Personally I'd say hold for another 5-6 years if you can only get 1 or 2 bottles, but if you can get more, then middle of next year would be a good time to open one up so that it fully hits the 15 year old mark
Awesome thanks! I phoned the importer of Vogue in Denmark and he pretty much said what you did.

By the way I could only get 1 bottle. Hence the urgency regarding the timing
02-26-2010 , 11:37 PM
bk, if there wasn't a premox problem with white burgundies, I'd say hold it for another 5 years and let it really shine. On the whole leflaive hasn't seemed to have any poxing issues, and looking at the oxidised burgs wiki space, the 02 vintage looks so far to be fine for leflaive. What I would say is this, if you have more then 2 bottles, open one up, decant it and have it with some halibut or tuna. If you have 2 or less, I'd say wait til late 2012 or early 2013 and do some praying
03-04-2010 , 12:35 AM
http://www.news.com.au/business/brea...-1225836992594

Anyone know what varietal they were using? Am curious.
03-04-2010 , 10:08 AM
they were cutting it with wine from the languedoc, so they were probably using a field blend on it along with the pinot
03-04-2010 , 10:14 AM
Wouldn't taste much like pinot imo, but to be fair the wine they were making out of actual Pinot Noir probably didn't taste much like pinot either.
03-04-2010 , 12:48 PM
Quote:
Originally Posted by ChrisV
Wouldn't taste much like pinot imo, but to be fair the wine they were making out of actual Pinot Noir probably didn't taste much like pinot either.

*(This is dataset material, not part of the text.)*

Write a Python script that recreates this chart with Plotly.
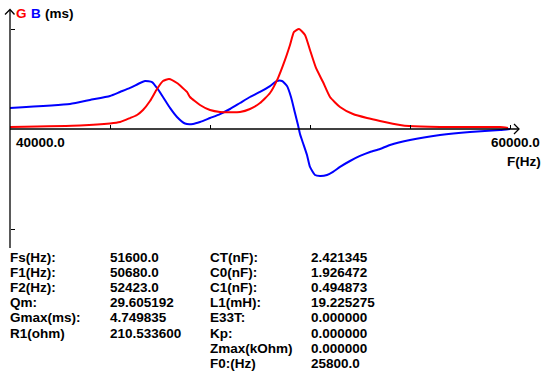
import plotly.graph_objects as go

# ---- data ----
freq_G = [40000, 42800, 44000, 44400, 44800, 45080, 45320, 45600, 45880, 46120, 46360,
          46680, 47080, 47200, 47600, 48000, 48400, 49200, 49600, 50000, 50400, 50720,
          51000, 51200, 51360, 51560, 51800, 52000, 52240, 52520, 52800, 53200, 53720,
          54280, 54800, 55600, 55960, 57200, 59600, 59920]
G_ms = [0.095, 0.166, 0.26, 0.33, 0.52, 0.665, 0.90, 1.33, 1.90, 2.28, 2.375,
        2.185, 1.76, 1.52, 1.14, 0.90, 0.81, 0.81, 0.95, 1.235, 1.71, 2.42,
        3.28, 3.99, 4.61, 4.75, 4.465, 3.75, 2.90, 2.23, 1.52, 1.045, 0.71,
        0.52, 0.38, 0.19, 0.14, 0.095, 0.095, 0.05]

freq_B = [40000, 42400, 43200, 44000, 44400, 44800, 45200, 45400, 45680, 45880, 46120,
          46400, 46680, 47000, 47320, 47600, 48000, 48400, 48800, 49200, 49600, 50000,
          50400, 50680, 50880, 51080, 51240, 51400, 51520, 51600, 51720, 51880, 52000,
          52200, 52400, 52680, 52920, 53200, 53600, 54000, 54400, 54800, 55200, 56000,
          57200, 58400, 59600, 60000]
B_ms = [1.00, 1.19, 1.38, 1.57, 1.76, 1.95, 2.185, 2.28, 2.23, 1.95, 1.52,
        1.00, 0.57, 0.26, 0.24, 0.33, 0.52, 0.71, 0.95, 1.235, 1.52, 1.76,
        2.04, 2.28, 2.28, 2.04, 1.52, 0.76, 0.19, -0.24, -0.665, -1.235, -1.80,
        -2.185, -2.23, -2.185, -2.04, -1.80, -1.52, -1.28, -1.09, -0.95, -0.76, -0.52,
        -0.285, -0.14, -0.05, 0.0]

x_ticks = [44000, 48000, 52000, 56000, 60000]
y_ticks = [4.75, -4.75]
x_min_label = "40000.0"
x_max_label = "60000.0"
x_title = "F(Hz)"

params_left_labels = ["Fs(Hz):", "F1(Hz):", "F2(Hz):", "Qm:", "Gmax(ms):", "R1(ohm)"]
params_left_values = ["51600.0", "50680.0", "52423.0", "29.605192", "4.749835", "210.533600"]
params_right_labels = ["CT(nF):", "C0(nF):", "C1(nF):", "L1(mH):", "E33T:", "Kp:", "Zmax(kOhm)", "F0:(Hz)"]
params_right_values = ["2.421345", "1.926472", "0.494873", "19.225275", "0.000000", "0.000000", "0.000000", "25800.0"]

# ---- layout geometry ----
W, H = 545, 374
X0, X1 = 40000, 60000
AX_X_PX, AX_X1_PX = 10, 510      # pixel of 40000 / 60000
AX_Y_PX = 129                    # pixel row of y = 0
MS_PER_PX = 0.0475
HZ_PER_PX = (X1 - X0) / (AX_X1_PX - AX_X_PX)

x_range = [X0 - AX_X_PX * HZ_PER_PX, X0 + (W - AX_X_PX) * HZ_PER_PX]
y_range = [-(H - AX_Y_PX) * MS_PER_PX, AX_Y_PX * MS_PER_PX]


def dx(px):
    return X0 + (px - AX_X_PX) * HZ_PER_PX


def dy(py):
    return (AX_Y_PX - py) * MS_PER_PX


FONT = "Liberation Sans"
FS = 13.5

fig = go.Figure()
fig.add_trace(go.Scatter(x=freq_B, y=B_ms, mode="lines",
                         line=dict(color="#0000FF", width=2, shape="spline", smoothing=0.5),
                         hoverinfo="skip", showlegend=False))
fig.add_trace(go.Scatter(x=freq_G, y=G_ms, mode="lines",
                         line=dict(color="#FF0000", width=2, shape="spline", smoothing=0.5),
                         hoverinfo="skip", showlegend=False))

line_style = dict(color="black", width=1.3)
shapes = [
    # y axis with arrow
    dict(type="line", xref="x", yref="y", x0=X0, x1=X0, y0=dy(248), y1=dy(10), line=line_style),
    dict(type="path", xref="x", yref="y",
         path=f"M {dx(5)},{dy(14.5)} L {dx(10)},{dy(9.5)} L {dx(14.5)},{dy(14.5)}", line=line_style),
    # x axis with arrow
    dict(type="line", xref="x", yref="y", x0=X0, x1=dx(519), y0=0, y1=0, line=line_style),
    dict(type="path", xref="x", yref="y",
         path=f"M {dx(514)},{dy(124)} L {dx(519)},{dy(129)} L {dx(514)},{dy(134)}", line=line_style),
]

ann = []


def txt(text, px, py, color="black", anchor="left"):
    ann.append(dict(text=text, xref="paper", yref="paper", x=px / W, y=1 - py / H,
                    xanchor=anchor, yanchor="middle", showarrow=False,
                    font=dict(family=FONT, size=FS, color=color, weight="bold")))


txt("G", 14, 13, "#FF0000")
txt("B", 29, 13, "#0000FF")
txt("(ms)", 43, 13)
txt(x_min_label, 14, 142)
txt(x_max_label, 542, 142, anchor="right")
txt(x_title, 543, 162, anchor="right")

row0, dr = 257, 15.2
for i, (lab, val) in enumerate(zip(params_left_labels, params_left_values)):
    txt(lab, 8, row0 + i * dr)
    txt(val, 108, row0 + i * dr)
for i, (lab, val) in enumerate(zip(params_right_labels, params_right_values)):
    txt(lab, 208, row0 + i * dr)
    txt(val, 309, row0 + i * dr)

fig.update_layout(
    width=W, height=H, margin=dict(l=0, r=0, t=0, b=0),
    paper_bgcolor="white", plot_bgcolor="white",
    shapes=shapes, annotations=ann, showlegend=False,
    xaxis=dict(range=x_range, anchor="free", position=(H - AX_Y_PX) / H,
               tickvals=x_ticks, ticks="inside", ticklen=4, tickwidth=1.3, tickcolor="black",
               showticklabels=False, showgrid=False, zeroline=False, showline=False, fixedrange=True),
    yaxis=dict(range=y_range, anchor="free", position=AX_X_PX / W,
               tickvals=y_ticks, ticks="inside", ticklen=4, tickwidth=1.3, tickcolor="black",
               showticklabels=False, showgrid=False, zeroline=False, showline=False, fixedrange=True),
)

fig.write_html("out.html", config={"displayModeBar": False},
               post_script="document.body.style.margin='0';document.body.style.overflow='hidden';")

since when does syrah-pumped up pinot not taste like pinot. YOU TAKE THAT BACK. Haha, a lot of california pinot jokes are coming into my head right now

it was a $6 bottle at various supermarkets. what else do people really expect, especially when its gallo being involved as well. The words cheap and pinot should never be together, and when they are, well, you probably know its a steaming pile of **** for the most part
03-04-2010 , 12:53 PM
in more fun news, cellartracker launched the beta of their new site this past saturday. The new site is registered to grapestories.com right now. Its definitely different from the old site, and I'm slowly playing with things on teh site to get a feel for it. Not a fan of all of the stuff, but, its a beta. Hopefully the name gets changed back to cellartracker


here is a wine that I had on saturday night. This is the 06 of it, but the 07 should be available pretty readily for under $15:
  • 2006 Les Vignerons d'Estézargues Côtes du Rhône Domaine d'Andézon - France, Rhône, Southern Rhône, Côtes du Rhône (3/2/2010)
    nose: dark red fruits, dark cherries, some bits of spice and herbs with a touch of pepper

    taste: real good medium/full feel with tones of dark red cherries, bits of spices, pepper,and dark red fruits

    overall: Excellent feel with good medium acidity. Good body with excellent tones, this is real good and does ask for some food when drinking it (88 pts.)